Since 2001, employment has grown 8.7 percent in lower-wage occupations and 6.6 percent in high-wage ones. Over that period, midwage occupation employment has fallen by 7.3 percent.
This “polarization” of skills and wages has been documented meticulously by David H. Autor, an economics professor at the Massachusetts Institute of Technology. A recent study found that this polarization accelerated in the last three recessions, particularly the last one, as financial pressures forced companies to reorganize more quickly.
“This is not just a nice, smooth process,” said Henry E. Siu, an economics professor at the University of British Columbia, who helped write the recent study about polarization and the business cycle. “A lot of these jobs were suddenly wiped out during recession and are not coming back.”
On top of private sector revamps, state and local governments have been shedding workers in recent years. Those jobs lost in the public sector have been primarily in mid and higher-wage positions, according to Ms. Bernhardt’s analysis.

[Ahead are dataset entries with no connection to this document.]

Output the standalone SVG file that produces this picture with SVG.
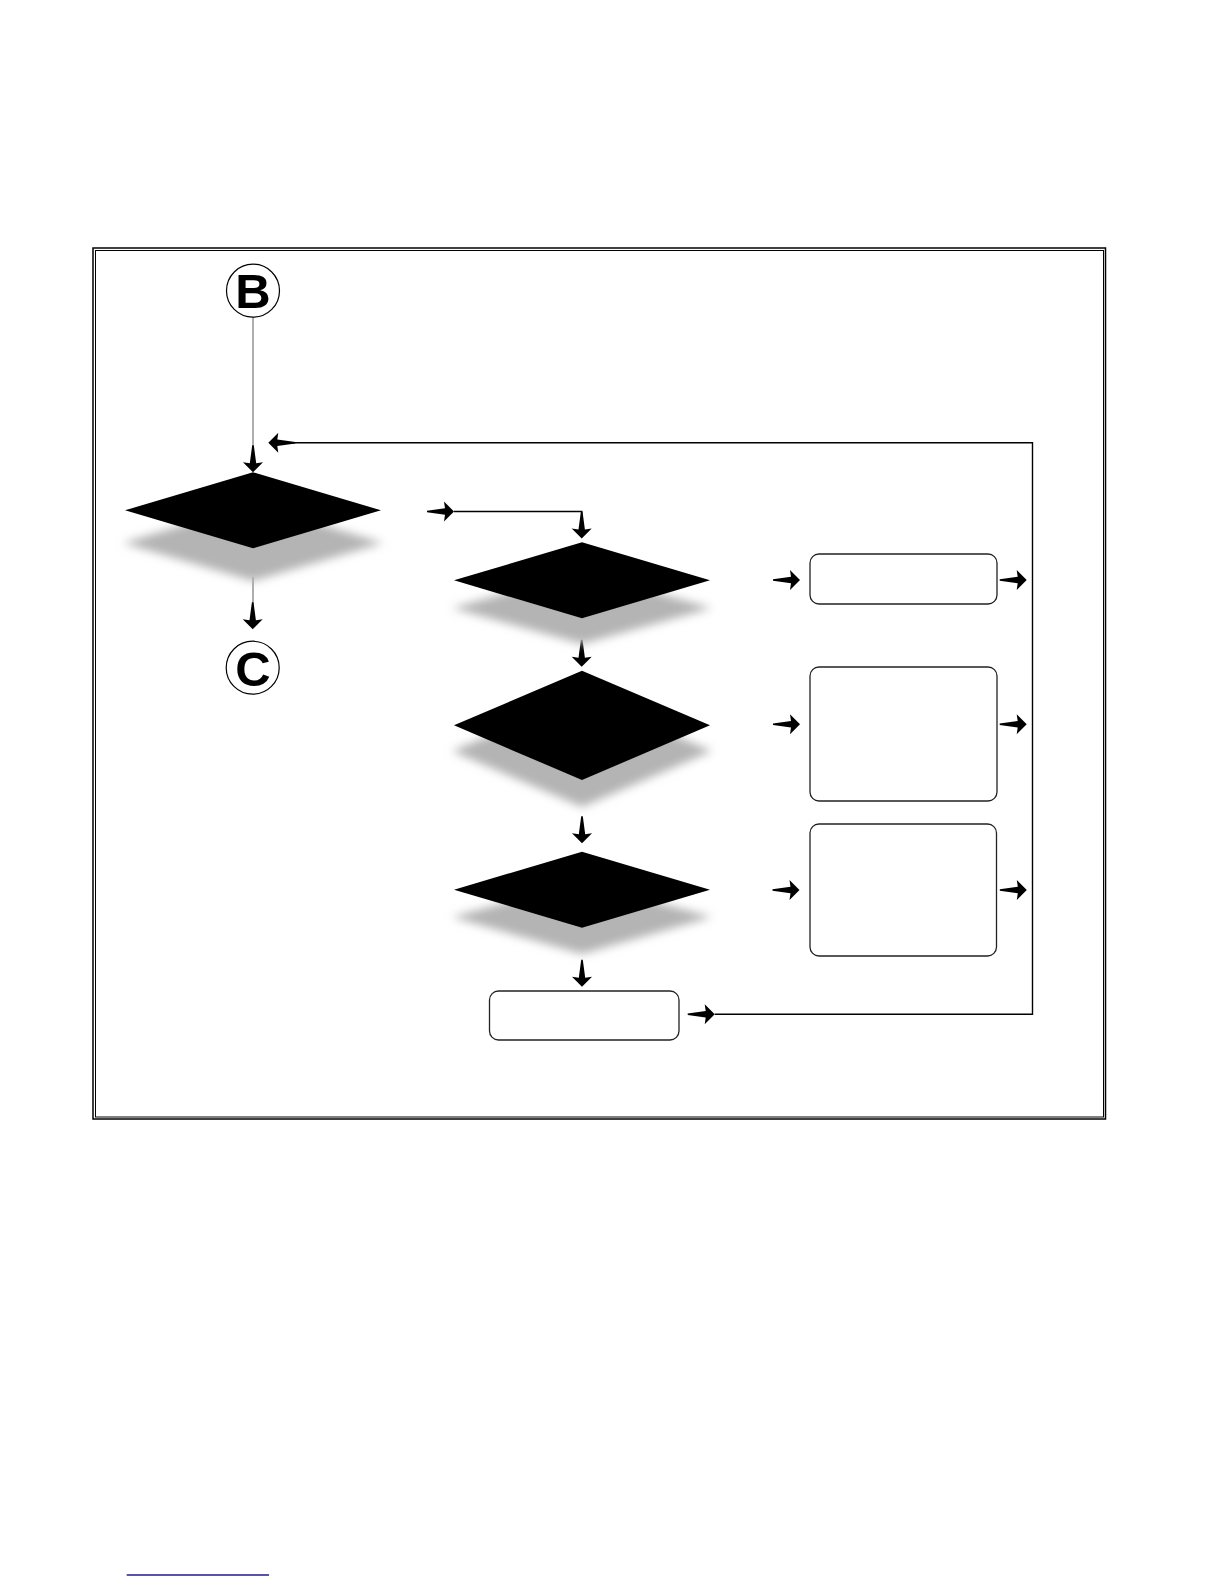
<svg xmlns="http://www.w3.org/2000/svg" xmlns:xlink="http://www.w3.org/1999/xlink" width="1224" height="1584" viewBox="0 0 1224 1584">
  <style>
    .frame { fill: none; stroke: #000; }
    .dia { fill: #000; }
    .shadow { fill: #b4b4b4; filter: url(#blur); }
    .box { fill: #fff; stroke: #222; stroke-width: 1.3; }
    .circ { fill: #fff; stroke: #000; stroke-width: 1.2; }
    .letter { font-family: "Liberation Sans", Arial, sans-serif; font-weight: bold; font-size: 49px; text-anchor: middle; fill: #000; }
    .conn { fill: none; stroke: #000; stroke-width: 1.4; }
    .gray { fill: none; stroke: #9a9a9a; stroke-width: 1.6; }
    .ah { fill: #000; }
  </style>
  <defs>
    <filter id="blur" x="-20%" y="-50%" width="140%" height="200%">
      <feGaussianBlur stdDeviation="5"/>
    </filter>
    <path id="arrow" class="ah" d="M0,0 L-10,-10 L-9,-3.2 L-27,-0.8 L-27,0.8 L-9,3.2 L-10,10 Z"/>
  </defs>
  <rect width="1224" height="1584" fill="#fff"/>

  <g id="frame">
    <rect class="frame" x="93" y="248" width="1012.5" height="871" stroke-width="1.5"/>
    <rect class="frame" x="95.5" y="250.5" width="1008" height="866.5" stroke-width="1"/>
  </g>

  <g id="connectors">
    <line class="gray" x1="253" y1="317" x2="253" y2="460"/>
    <line class="gray" x1="253" y1="577" x2="253" y2="615"/>
    <path class="conn" d="M454,511.5 H581.7 V525"/>
    <path class="conn" d="M714.7,1014.3 H1032.5 V442.7 H275"/>
    <use xlink:href="#arrow" transform="translate(253,472.3) rotate(90)"/>
    <use xlink:href="#arrow" transform="translate(268.3,442.7) rotate(180)"/>
    <use xlink:href="#arrow" transform="translate(454,511.5)"/>
    <use xlink:href="#arrow" transform="translate(581.7,538.5) rotate(90)"/>
    <use xlink:href="#arrow" transform="translate(252.7,629.3) rotate(90)"/>
    <use xlink:href="#arrow" transform="translate(581.7,666.7) rotate(90)"/>
    <use xlink:href="#arrow" transform="translate(582,843.3) rotate(90)"/>
    <use xlink:href="#arrow" transform="translate(582,986.7) rotate(90)"/>
    <use xlink:href="#arrow" transform="translate(800,580)"/>
    <use xlink:href="#arrow" transform="translate(1026.7,580)"/>
    <use xlink:href="#arrow" transform="translate(800,724.3)"/>
    <use xlink:href="#arrow" transform="translate(1026.7,724.3)"/>
    <use xlink:href="#arrow" transform="translate(799.5,890)"/>
    <use xlink:href="#arrow" transform="translate(1026.8,890)"/>
    <use xlink:href="#arrow" transform="translate(714.7,1014.3)"/>
  </g>

  <g id="node-B">
    <circle class="circ" cx="253" cy="290.7" r="26.5"/>
    <text class="letter" x="253" y="308">B</text>
  </g>

  <g id="decision-1">
    <polygon class="shadow" points="253,504 383,543 253,581 123,543"/>
    <polygon class="dia" points="253,472.3 381,510.3 253,548.3 125,510.3"/>
  </g>

  <g id="node-C">
    <circle class="circ" cx="252.7" cy="667.7" r="26.5"/>
    <text class="letter" x="253" y="685.5">C</text>
  </g>

  <g id="decision-2">
    <polygon class="shadow" points="582,572 712,608 582,644 452,608"/>
    <polygon class="dia" points="582,542.3 710,580.3 582,618.3 454,580.3"/>
  </g>

  <g id="decision-3">
    <polygon class="shadow" points="582,697 712,751 582,807 452,751"/>
    <polygon class="dia" points="582,670.7 710,725.3 582,780 454,725.3"/>
  </g>

  <g id="decision-4">
    <polygon class="shadow" points="582,882 712,917 582,954 452,917"/>
    <polygon class="dia" points="582,851.7 710,889.7 582,927.7 454,889.7"/>
  </g>

  <g id="process-1">
    <rect class="box" x="810" y="554" width="187" height="50" rx="9"/>
  </g>
  <g id="process-2">
    <rect class="box" x="810" y="667" width="187" height="134" rx="9"/>
  </g>
  <g id="process-3">
    <rect class="box" x="810" y="824" width="186.5" height="132" rx="9"/>
  </g>
  <g id="process-4">
    <rect class="box" x="489.5" y="991" width="189.5" height="49" rx="9"/>
  </g>

  <line x1="126.7" y1="1575" x2="269" y2="1575" stroke="#1c1c96" stroke-width="1.4"/>
</svg>
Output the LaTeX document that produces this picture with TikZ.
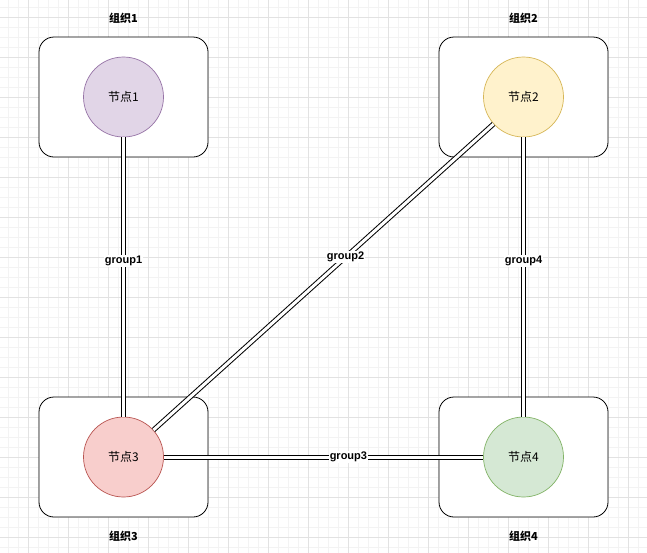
\documentclass[tikz,border=0pt]{standalone}
\usepackage{fontspec}
\setmainfont{Liberation Sans}
\newfontfamily\cjk{Noto Sans CJK SC}
\usetikzlibrary{positioning}
\definecolor{gridminor}{HTML}{F3F3F3}
\definecolor{gridmajor}{HTML}{E2E2E2}
\definecolor{purplefill}{HTML}{E1D5E7}
\definecolor{purpleline}{HTML}{9673A6}
\definecolor{yellowfill}{HTML}{FFF2CC}
\definecolor{yellowline}{HTML}{D6B656}
\definecolor{redfill}{HTML}{F8CECC}
\definecolor{redline}{HTML}{B85450}
\definecolor{greenfill}{HTML}{D5E8D4}
\definecolor{greenline}{HTML}{82B366}
\begin{document}
\begin{tikzpicture}[
  x=1pt, y=-1pt,
  every node/.style={inner sep=1pt},
  org/.style={draw,fill=white,rounded corners=15pt,minimum width=169pt,minimum height=120pt,line width=0.8pt},
  orglabel/.style={font=\cjk\bfseries\fontsize{11}{13}\selectfont},
  peer/.style={circle,draw,minimum size=80pt,line width=0.7pt,font=\cjk\fontsize{12}{14}\selectfont},
  link/.style={draw,double=white,double distance=3pt,line width=1pt},
  tag/.style={fill=white,font=\bfseries\fontsize{11}{13}\selectfont},
  label distance=12pt,
  ]
  \clip (0,0) rectangle (647,552);
  \fill[white] (0,0) rectangle (647,552);
  \draw[gridminor, step=10pt, shift={(-2,-3)}] (0,0) grid (660,570);
  \draw[gridmajor, step=40pt, shift={(-12,-23)}] (0,0) grid (700,600);

  \node[org, label={[orglabel]90:组织1}] (O1) at (123.5,97) {};
  \node[org, label={[orglabel]90:组织2}] (O2) at (523.5,97) {};
  \node[org, label={[orglabel]270:组织3}] (O3) at (123.5,457) {};
  \node[org, label={[orglabel]270:组织4}] (O4) at (523.5,457) {};

  \node[peer, fill=purplefill, draw=purpleline] (N1) at (O1) {节点1};
  \node[peer, fill=yellowfill, draw=yellowline] (N2) at (O2) {节点2};
  \node[peer, fill=redfill, draw=redline] (N3) at (O3) {节点3};
  \node[peer, fill=greenfill, draw=greenline] (N4) at (O4) {节点4};

  \draw[link] (N1) -- node[tag, pos=.443]{group1} (N3);
  \draw[link] (N2) -- node[tag, pos=.435]{group2} (N3);
  \draw[link] (N3) -- node[tag, pos=.578]{group3} (N4);
  \draw[link] (N2) -- node[tag, pos=.443]{group4} (N4);

\end{tikzpicture}
\end{document}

“Whenever you look at data like these, there is this tendency to get overwhelmed, that there are these inevitable, big macro forces causing this polarization and we can’t do anything about them. In fact, we can,” Ms. Bernhardt said. She called for more funds for states to stem losses in the public sector and federal infrastructure projects to employ idled construction workers. Both proposals have faced resistance from Republicans in Congress.